Friday, March 6, 2009

Finally, Doctor on the Rise!

Nope, not a physician yet. I still have two years (plus a few months) before I can throw the D.O. behind my name and start to actually be considered a doctor. However, this semester has definitely made me feel better about the path chosen.......that there might actually be a light at the end of the tunnel, one that leads me out of the classroom and library and into the hospital.  

The first great experience this semester was the autopsy. We did not get to actually perform one, as most of them are government/county positions, but we did get to watch four or five performed.  It's not pretty. In fact, it's actually pretty gruesome. I have colleagues who claim to have the most steel-lined of stomachs who had to take a few moments and head outside. It could be the smell, it could be the way the bodies are cut up to find the pathology behind the death, or it could be that they had loved ones who had to go through the same thing. All valid reasons to be a little queasy. For me though, it just made things seem all the more real. You hear about all the ways that people can be killed, or kill themselves, but when it's posted on CNN or heard on the radio it seems very removed.  We saw deaths from motor vehicle accidents, drug/alcohol overdose, suicide, and many more. Please careful, be doesn't make you lame.

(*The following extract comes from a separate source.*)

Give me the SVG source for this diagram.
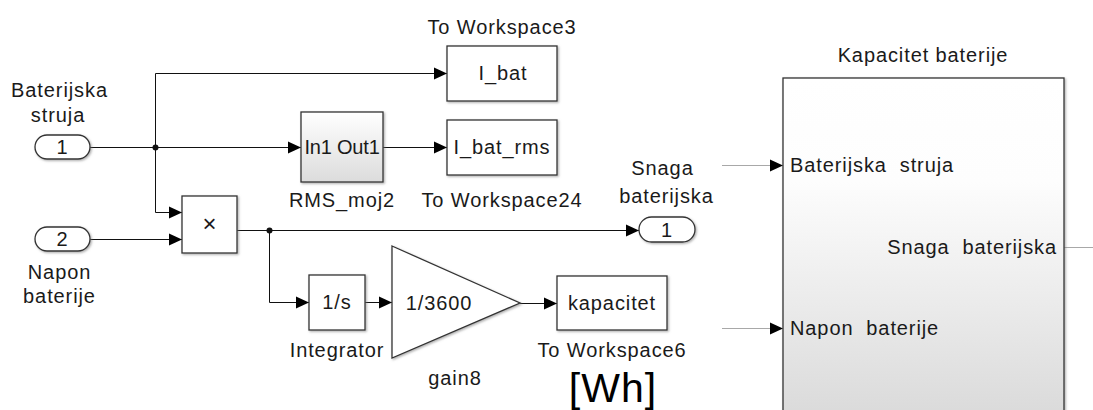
<svg xmlns="http://www.w3.org/2000/svg" width="1093" height="410" viewBox="0 0 1093 410">
<style>
text{font-family:"Liberation Sans",Arial,sans-serif;font-size:20px;letter-spacing:0.9px;fill:#1a1a1a}
.c{text-anchor:middle}
.blk{fill:#fff;stroke:#333;stroke-width:1.3;filter:url(#sh)}
.w{stroke:#111;stroke-width:1;fill:none}
.g{stroke:#a8a8a8;stroke-width:1;fill:none}
.dot{fill:#111}
.pre{white-space:pre}
</style>
<defs>
<marker id="ar" markerUnits="userSpaceOnUse" markerWidth="14" markerHeight="14" refX="13" refY="7" orient="auto">
<path d="M0,1 L13,7 L0,13 z" fill="#000"/>
</marker>
<linearGradient id="gr" x1="0" y1="0" x2="0" y2="1">
<stop offset="0" stop-color="#ffffff"/>
<stop offset="1" stop-color="#dcdcdc"/>
</linearGradient>
<linearGradient id="gr2" x1="0" y1="0" x2="0" y2="1">
<stop offset="0" stop-color="#ffffff"/>
<stop offset="0.3" stop-color="#fdfdfd"/>
<stop offset="1" stop-color="#d9d9d9"/>
</linearGradient>
<filter id="sh" x="-10%" y="-10%" width="130%" height="130%">
<feDropShadow dx="1.2" dy="1.2" stdDeviation="0.8" flood-color="#777" flood-opacity="0.6"/>
</filter>
</defs>

<g id="connectors">
<polyline class="w" points="90,147.5 301,147.5" marker-end="url(#ar)"/>
<polyline class="w" points="155.5,147.5 155.5,73.5 447,73.5" marker-end="url(#ar)"/>
<polyline class="w" points="155.5,147.5 155.5,212.5 182,212.5" marker-end="url(#ar)"/>
<polyline class="w" points="90,239.5 182,239.5" marker-end="url(#ar)"/>
<polyline class="w" points="237,230.5 639,230.5" marker-end="url(#ar)"/>
<polyline class="w" points="269.5,230.5 269.5,302.5 309,302.5" marker-end="url(#ar)"/>
<polyline class="w" points="365,302.5 392,302.5" marker-end="url(#ar)"/>
<polyline class="w" points="520,303.5 557,303.5" marker-end="url(#ar)"/>
<polyline class="w" points="383,147.5 447,147.5" marker-end="url(#ar)"/>
<polyline class="g" points="722,165.5 783,165.5" marker-end="url(#ar)"/>
<polyline class="g" points="722,328.5 783,328.5" marker-end="url(#ar)"/>
<polyline class="g" points="1064,247.5 1093,247.5"/>
<circle class="dot" cx="155.5" cy="147.5" r="3"/>
<circle class="dot" cx="269.5" cy="230.5" r="3"/>
</g>

<g id="in1">
<rect class="blk" x="35" y="135" width="55" height="24" rx="12"/>
<text class="c" x="62.5" y="154">1</text>
<text class="c" x="59.5" y="97">Baterijska</text>
<text class="c" x="58" y="122">struja</text>
</g>

<g id="in2">
<rect class="blk" x="35" y="227" width="55" height="24" rx="12"/>
<text class="c" x="62.5" y="246">2</text>
<text class="c" x="59.5" y="279">Napon</text>
<text class="c" x="59.5" y="303">baterije</text>
</g>

<g id="product">
<rect class="blk" x="182" y="196" width="55" height="57"/>
<text class="c" x="209.5" y="232" style="font-size:24px;letter-spacing:0">×</text>
</g>

<g id="rms">
<rect class="blk" x="301" y="112" width="82" height="70" style="fill:url(#gr)"/>
<text class="c" x="342" y="154" style="letter-spacing:-0.2px">In1 Out1</text>
<text class="c" x="342" y="207">RMS_moj2</text>
</g>

<g id="ws3">
<rect class="blk" x="447" y="46" width="110" height="55"/>
<text class="c" x="503" y="80">I_bat</text>
<text class="c" x="502" y="34">To Workspace3</text>
</g>

<g id="ws24">
<rect class="blk" x="447" y="120" width="110" height="55"/>
<text class="c" x="502" y="154">I_bat_rms</text>
<text class="c" x="502" y="207">To Workspace24</text>
</g>

<g id="out1">
<rect class="blk" x="639" y="217" width="56" height="25" rx="12.5"/>
<text class="c" x="667" y="237">1</text>
<text class="c" x="662.5" y="175">Snaga</text>
<text class="c" x="666.5" y="203">baterijska</text>
</g>

<g id="integrator">
<rect class="blk" x="309" y="275" width="56" height="55"/>
<text class="c" x="337" y="309">1/s</text>
<text class="c" x="337" y="357">Integrator</text>
</g>

<g id="gain8">
<polygon class="blk" points="392,246 520,303 392,358"/>
<text class="c" x="439" y="310">1/3600</text>
<text class="c" x="455" y="385">gain8</text>
</g>

<g id="ws6">
<rect class="blk" x="557" y="276" width="110" height="54"/>
<text class="c" x="612" y="310">kapacitet</text>
<text class="c" x="612" y="357">To Workspace6</text>
<text class="c" x="613" y="402" style="font-size:41px;letter-spacing:1px;fill:#000">[Wh]</text>
</g>

<g id="kapacitet_baterije">
<rect class="blk" x="783" y="78" width="281" height="345" style="fill:url(#gr2)"/>
<text class="c" x="923" y="62">Kapacitet baterije</text>
<text class="pre" x="790" y="172">Baterijska  struja</text>
<text class="pre" x="1057" y="254" text-anchor="end">Snaga  baterijska</text>
<text class="pre" x="790" y="335">Napon  baterije</text>
</g>
</svg>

The next experience was the trigger point lab.  A trigger point is a hyper-irritable place on the body, related to the musculoskeletal system, that usually manifests as a palpable nodule made up of taut muscle fibers. A trigger point injection is usually a combination of an anesthetic and steroid that lasts in the body for about 3 months or so.  Now I have a lot of experience giving shots when I was a medical assistant, but this is slightly different. You have to give about 4 or 5 injections, all around this trigger point, without taking the needle back out of the body. So the key is to take it out of the muscle, but still leave it in the skin.  This was no big deal with the huge lumbar back muscles, but when you have to do it into the muscle or ligaments around an ankle or elbow joint things get a little more tricky. However, musculoskeletal pain is so prominent that this will be a great tool to have in the 'ole doctor arsenal. 

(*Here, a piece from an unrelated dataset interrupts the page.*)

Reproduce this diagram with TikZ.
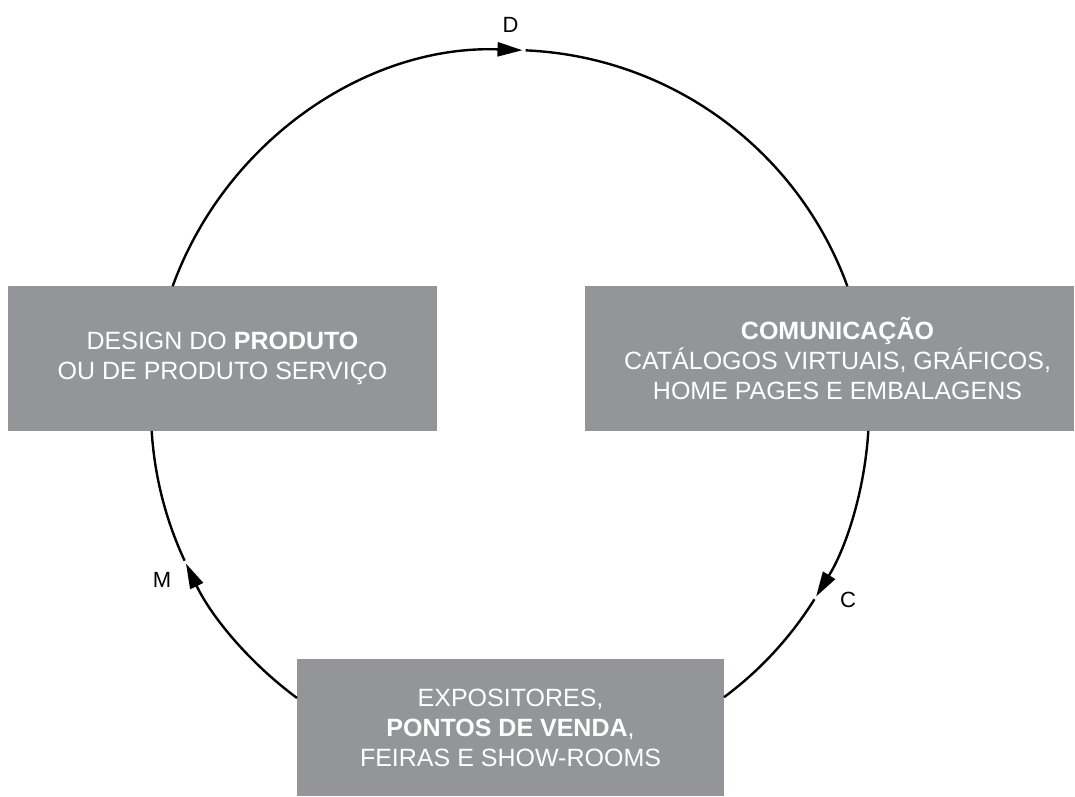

The most recent experience was getting to draw some blood from my fellow classmate. Phlebotomy is something that I, and I am sure most people, take for granted. Nobody likes giving blood, but when you go to the doctor to do so, you never really think about what is involved. Most of the lab technicians, medical assistants, or physicians are quite good at it, but most people have had that one experience where they cannot find a vein and you get stuck multiple times. I was able to get it on the first stick on my partner, but he had some very prominent veins to use. It is going to be a scary experience that first time I have to do it on a hospital patient who is extreme pain or discomfort or a someone whose veins are hard to find.

The best experience of all though is when we go to IGC. It stands for something silly, but basically it is when we go shadow a doctor once a week. Depending on who your doctor is, you might get to do most of the patient exams. And my doctor is the shit. He basically hands me a chart and I get to do everything from the exam, to the diagnosis, and even start writing the prescriptions. Sure he checks my work and makes any changes he needs to, but when those patients leave the office, they tend to thank me as much as the doctor himself. That feels good.

So starting in July, I get to start rotations. This will be a month or two in each of many specialties in medicine including: Internal, Pediatrics, Family Med, ER, Surgery, Psych, Rural med, OB/GYN, etc.  I might even get to work at a prison for a month or so. This is when the real education will start.  I will keep yall updated about stuff, like delivering my first baby. Well, not MY baby.......oh you get it.